Louisiana Gov. Bobby Jindal was probably the smartest candidate in the field this cycle—a Rhodes Scholar who has a superb academic history and a career of policy innovation at the gubernatorial level—but he becomes the third governor to exit the GOP primary, and arguably the most tested. Jindal has dealt with hurricanes and disasters of enormous scale, he has drained the swamp of corrupt Louisiana politics, and he has pushed the issue of school choice to new heights—but he never caught fire in the presidential field. Why is that?
The answer is simple: Reince Priebus.
The lesson of the Scott Walker, Rick Perry, and Bobby Jindal failures is simple: You can’t run a presidential campaign from the undercard stage. When the RNC decided that they would dictate this debate process from on high, allowing the networks to rely on questionable low-response national polls, they hamstrung all of the lower tier candidates—people who had insufficient name ID to compete with the Donald Trumps of the world.
Only Carly Fiorina has escaped this trap, and only barely. But the effect was to leave behind the most successful Republican governor in the nation in Rick Perry; the most effective anti-union executive in Scott Walker; and the most innovative policy mind in Bobby Jindal.
It’s time to ask whether the RNC knew what it was doing. Perhaps Reince Priebus shouldn’t have erred on the side of central planning for the debates, and instead gone for a free-market approach: assigning the debates to various conservative media partners first, then letting them dictate the format and focus.
There are plenty of viable critiques of how Jindal went about his campaign. But the idea that the first three candidates to drop out were the three governors with the strongest record of actual conservative policy accomplishments, while the vanity candidates all remain in the race, is enough to make many Republicans want to press “Reset” on this cycle.
Why did Reince Priebus need to stick to the set debate plan when the field expanded as much as it did? How hard would it have been to say a few months ago “circumstances have changed with all these awesome candidates running, we’re changing the rules?” Was the reliance on national polls handed down on two tablets at Mount Sinai?

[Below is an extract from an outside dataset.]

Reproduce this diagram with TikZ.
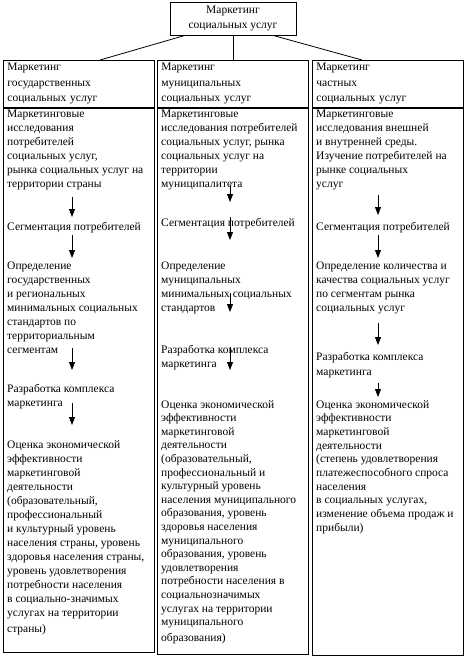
\documentclass[tikz,border=0pt]{standalone}
\usepackage{fontspec}
\setmainfont{Liberation Serif}
\usetikzlibrary{arrows.meta}
\tikzset{
    base/.style = {
        draw=black, line width=0.8pt, inner sep=0pt
    },
    % Boxes
    rootbox/.style = {base, rectangle, minimum width=126pt, minimum height=33pt,
        align=center, font=\fontsize{11.5}{15}\selectfont},
    header/.style  = {base, rectangle, anchor=north west, minimum width=151pt,
        minimum height=47pt, text width=143pt, inner xsep=4pt, align=left,
        font=\fontsize{11.5}{15.5}\selectfont},
    column/.style  = {base, rectangle, anchor=north west, minimum width=151pt},
    % Texts inside the columns
    stage/.style   = {anchor=north west, align=left, inner sep=0pt,
        font=\fontsize{11.5}{14}\selectfont},
    % Edges
    link/.style  = {line width=0.8pt},
    arrow/.style = {line width=0.8pt, -{Triangle[width=6pt,length=8pt]}}
}
\begin{document}
\begin{tikzpicture}[x=1pt, y=1pt]
    \useasboundingbox (0,0) rectangle (466,-657);

    % Top node
    \node (root) [rootbox] at (233,-18.5) {Маркетинг\\социальных услуг};

    % Column headers
    \node (hL) [header] at (3,-60)   {Маркетинг\\государственных\\социальных услуг};
    \node (hM) [header] at (157,-60) {Маркетинг\\муниципальных\\социальных услуг};
    \node (hR) [header] at (312,-60) {Маркетинг\\частных\\социальных услуг};

    % Column bodies
    \node (bL) [column, minimum height=544pt] at (hL.south west) {};
    \node (bM) [column, minimum height=546pt] at (hM.south west) {};
    \node (bR) [column, minimum height=547pt] at (hR.south west) {};

    % Links from the top node
    \draw [link] ([xshift=-48pt]root.south) -- ([xshift=97pt]hL.north west);
    \draw [link] (root.south) -- (root.south |- hM.north);
    \draw [link] ([xshift=40pt]root.south) -- ([xshift=50pt]hR.north west);

    % Left column: state services
    \node (L1) [stage] at (7,-110) {Маркетинговые\\исследования\\потребителей\\социальных услуг,\\рынка социальных услуг на\\территории страны};
    \node (L2) [stage] at (7,-222) {Сегментация потребителей};
    \node (L3) [stage] at (7,-262) {Определение\\государственных\\и региональных\\минимальных социальных\\стандартов по\\территориальным\\сегментам};
    \node (L4) [stage] at (7,-384) {Разработка комплекса\\маркетинга};
    \node (L5) [stage] at (7,-440) {Оценка экономической\\эффективности\\маркетинговой\\деятельности\\(образовательный,\\профессиональный\\и культурный уровень\\населения страны, уровень\\здоровья населения страны,\\уровень удовлетворения\\потребности населения\\в социально-значимых\\услугах на территории\\[2pt]страны)};

    \coordinate (L1a) at (72,-197); \coordinate (L1b) at (72,-217);
    \coordinate (L2a) at (72,-235); \coordinate (L2b) at (72,-258);
    \coordinate (L3a) at (72,-348); \coordinate (L3b) at (72,-370);
    \coordinate (L4a) at (72,-403); \coordinate (L4b) at (72,-425);
    \draw [arrow] (L1a) -- (L1b);
    \draw [arrow] (L2a) -- (L2b);
    \draw [arrow] (L3a) -- (L3b);
    \draw [arrow] (L4a) -- (L4b);

    % Middle column: municipal services
    \node (M1) [stage] at (161,-110) {Маркетинговые\\исследования потребителей\\социальных услуг, рынка\\социальных услуг на\\территории\\муниципалитета};
    \node (M2) [stage] at (161,-218) {Сегментация потребителей};
    \node (M3) [stage] at (161,-262) {Определение\\муниципальных\\минимальных социальных\\стандартов};
    \node (M4) [stage] at (161,-345) {Разработка комплекса\\маркетинга};
    \node (M5) [stage, font=\fontsize{11.5}{13.6}\selectfont] at (161,-400) {Оценка экономической\\эффективности\\маркетинговой\\деятельности\\(образовательный,\\профессиональный и\\культурный уровень\\населения муниципального\\образования, уровень\\здоровья населения\\муниципального\\образования, уровень\\удовлетворения\\потребности населения в\\социальнозначимых\\услугах на территории\\муниципального\\[2pt]образования)};

    \coordinate (M1a) at (230,-185); \coordinate (M1b) at (230,-202);
    \coordinate (M2a) at (230,-217); \coordinate (M2b) at (230,-240);
    \coordinate (M3a) at (230,-293); \coordinate (M3b) at (230,-312);
    \coordinate (M4a) at (230,-347); \coordinate (M4b) at (230,-370);
    \draw [arrow] (M1a) -- (M1b);
    \draw [arrow] (M2a) -- (M2b);
    \draw [arrow] (M3a) -- (M3b);
    \draw [arrow] (M4a) -- (M4b);

    % Right column: private services
    \node (R1) [stage] at (316,-110) {Маркетинговые\\исследования внешней\\и внутренней среды.\\Изучение потребителей на\\рынке социальных\\услуг};
    \node (R2) [stage] at (316,-222) {Сегментация потребителей};
    \node (R3) [stage] at (316,-262) {Определение количества и\\качества социальных услуг\\по сегментам рынка\\социальных услуг};
    \node (R4) [stage, font=\fontsize{11.5}{15}\selectfont] at (316,-352) {Разработка комплекса\\маркетинга};
    \node (R5) [stage, font=\fontsize{11.5}{13.7}\selectfont] at (316,-400) {Оценка экономической\\эффективности\\маркетинговой\\деятельности\\(степень удовлетворения\\платежеспособного спроса\\населения\\в социальных услугах,\\изменение объема продаж и\\прибыли)};

    \coordinate (R1a) at (378,-195); \coordinate (R1b) at (378,-215);
    \coordinate (R2a) at (378,-235); \coordinate (R2b) at (378,-258);
    \coordinate (R3a) at (378,-323); \coordinate (R3b) at (378,-345);
    \coordinate (R4a) at (378,-383); \coordinate (R4b) at (378,-397);
    \draw [arrow] (R1a) -- (R1b);
    \draw [arrow] (R2a) -- (R2b);
    \draw [arrow] (R3a) -- (R3b);
    \draw [arrow] (R4a) -- (R4b);
\end{tikzpicture}
\end{document}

Jindal’s record in Louisiana is controversial, in part because in a state which has historically favored patronage culture and a bureaucracy that offered uninterrupted employment for those who backed the right horse, he aimed to destroy the old spoils system.
To a certain extent, his presidential campaign reflected the tug of war between his career choices. Was he the Louisiana populist who hung with the Duck Dynasty folks, or was he the youngest secretary of Health and Human Services the U.S. had seen? Was he the guy who wanted to make the “stupid party” serious, or was he willing to just go with the flow? The technocrat clashed with the populist, and Jindal was never really able to unite the two career paths into one executive narrative. Jindal was torn, and his approach to presidential politics never resolved either path.
Jindal is now likely to turn his head toward the private sector—the same choices likely in the cards for these other former governors, at least until the point (perhaps) they are invited to take a cabinet position. But is that really the best use of what was supposed to be the chief advantage of the Republican field—a group of new fresh faces with enough executive experience to lead a nation?
The upshot of the RNC’s approach to the debating process has been an insulation of the outsider candidates—with fewer debates, Ben Carson and Donald Trump have been able to ignore the hard questions—and there have been very few hard, tough moderators ready to call the candidates on their vague policy positions.
Partly as a result, we have seen serious, smart, electable Republicans like Jindal trying to dumb themselves down in an effort to scoop up the outsiders’ supporters. The Fox Business team was the first to ask hard policy questions of the Republican candidates in any sense, and the prior debates—well viewed as they have been—have left out the obvious policy issues on many counts. A debate about the post-Obamacare reality of health care reform would have put Jindal in his strongest position—but that has not happened, and maybe never will.
The problem with this scenario is that the GOP is rapidly burning through its best resource: a crew of solidly experienced governors who have faced challenges, significant ones, and come through them. Jindal is just one more to add to the body count, and he and the others can place a lot of the blame on the national GOP.